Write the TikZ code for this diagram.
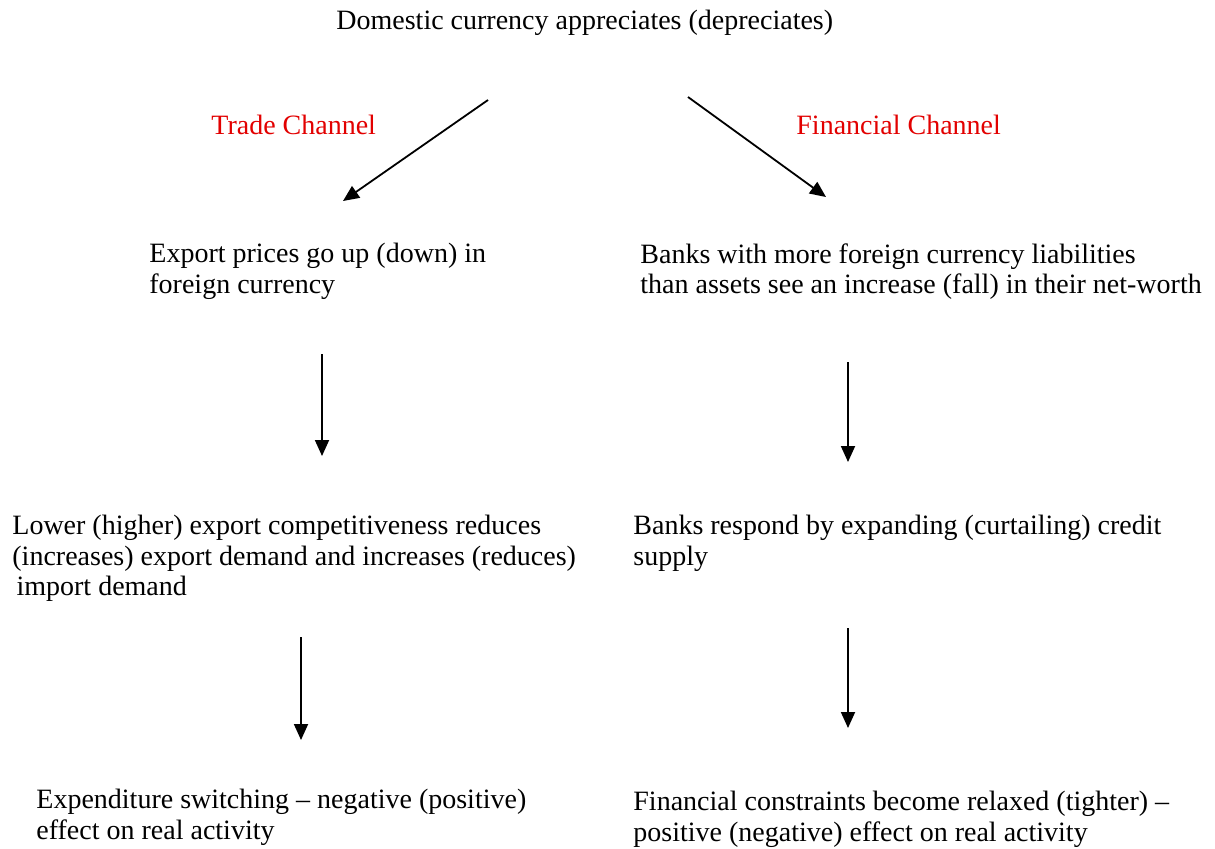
\documentclass[tikz,border=0pt]{standalone}
\usepackage{fontspec}
\setmainfont{Liberation Serif}
\usepackage{tikz}
\usetikzlibrary{arrows.meta}
\definecolor{chanred}{RGB}{226,0,0}

\begin{document}
\begin{tikzpicture}[x=0.5pt,y=-0.5pt,
  txt/.style={anchor=north west,inner sep=0,align=left,font=\fontsize{14}{15.25}\selectfont},
  chan/.style={txt,text=chanred},
  arr/.style={line width=0.9pt,-{Triangle[length=8pt,width=7pt]}}]
  \useasboundingbox (0,0) rectangle (1215,848);
  \node[txt] (shock) at (336,10) {Domestic currency appreciates (depreciates)};
  \node[chan] (trade) at (211,115) {Trade Channel};
  \node[chan] (fin) at (796,115) {Financial Channel};
  \node[txt] (price) at (149,243) {Export prices go up (down) in\\foreign currency};
  \node[txt] (banks) at (640,243) {Banks with more foreign currency liabilities\\than assets see an increase (fall) in their net-worth};
  \node[txt] (compet) at (12,515) {Lower (higher) export competitiveness reduces\\(increases) export demand and increases (reduces)\\\hspace{0.15em}import demand};
  \node[txt] (credit) at (633,515) {Banks respond by expanding (curtailing) credit\\supply};
  \node[txt] (switch) at (36,789) {Expenditure switching -- negative (positive)\\effect on real activity};
  \node[txt] (constr) at (633,791) {Financial constraints become relaxed (tighter) --\\positive (negative) effect on real activity};
  \coordinate (shockL) at (488,100);
  \coordinate (shockR) at (688,97);
  \coordinate (priceN) at (343,201);
  \coordinate (banksN) at (826,197);
  \coordinate (priceS) at (322,354);
  \coordinate (competN) at (322,456);
  \coordinate (banksS) at (848,362);
  \coordinate (creditN) at (848,462);
  \coordinate (competS) at (301,637);
  \coordinate (switchN) at (301,740);
  \coordinate (creditS) at (848,628);
  \coordinate (constrN) at (848,728);
  \draw[arr] (shockL) -- (priceN);
  \draw[arr] (shockR) -- (banksN);
  \draw[arr] (priceS) -- (competN);
  \draw[arr] (banksS) -- (creditN);
  \draw[arr] (competS) -- (switchN);
  \draw[arr] (creditS) -- (constrN);
\end{tikzpicture}
\end{document}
- - - - - - -
> [Goal] Give back the whole listing as it stands, minus its pictures.

> [Problem solution]
Write the TikZ code for this diagram.
\documentclass[tikz,border=0pt]{standalone}
\usepackage{fontspec}
\setmainfont{Liberation Serif}
\usepackage{tikz}
\usetikzlibrary{arrows.meta}
\definecolor{chanred}{RGB}{226,0,0}

\begin{document}
\begin{tikzpicture}[x=0.5pt,y=-0.5pt,
  txt/.style={anchor=north west,inner sep=0,align=left,font=\fontsize{14}{15.25}\selectfont},
  chan/.style={txt,text=chanred},
  arr/.style={line width=0.9pt,-{Triangle[length=8pt,width=7pt]}}]
  \useasboundingbox (0,0) rectangle (1215,848);
  \node[txt] (shock) at (336,10) {Domestic currency appreciates (depreciates)};
  \node[chan] (trade) at (211,115) {Trade Channel};
  \node[chan] (fin) at (796,115) {Financial Channel};
  \node[txt] (price) at (149,243) {Export prices go up (down) in\\foreign currency};
  \node[txt] (banks) at (640,243) {Banks with more foreign currency liabilities\\than assets see an increase (fall) in their net-worth};
  \node[txt] (compet) at (12,515) {Lower (higher) export competitiveness reduces\\(increases) export demand and increases (reduces)\\\hspace{0.15em}import demand};
  \node[txt] (credit) at (633,515) {Banks respond by expanding (curtailing) credit\\supply};
  \node[txt] (switch) at (36,789) {Expenditure switching -- negative (positive)\\effect on real activity};
  \node[txt] (constr) at (633,791) {Financial constraints become relaxed (tighter) --\\positive (negative) effect on real activity};
  \coordinate (shockL) at (488,100);
  \coordinate (shockR) at (688,97);
  \coordinate (priceN) at (343,201);
  \coordinate (banksN) at (826,197);
  \coordinate (priceS) at (322,354);
  \coordinate (competN) at (322,456);
  \coordinate (banksS) at (848,362);
  \coordinate (creditN) at (848,462);
  \coordinate (competS) at (301,637);
  \coordinate (switchN) at (301,740);
  \coordinate (creditS) at (848,628);
  \coordinate (constrN) at (848,728);
  \draw[arr] (shockL) -- (priceN);
  \draw[arr] (shockR) -- (banksN);
  \draw[arr] (priceS) -- (competN);
  \draw[arr] (banksS) -- (creditN);
  \draw[arr] (competS) -- (switchN);
  \draw[arr] (creditS) -- (constrN);
\end{tikzpicture}
\end{document}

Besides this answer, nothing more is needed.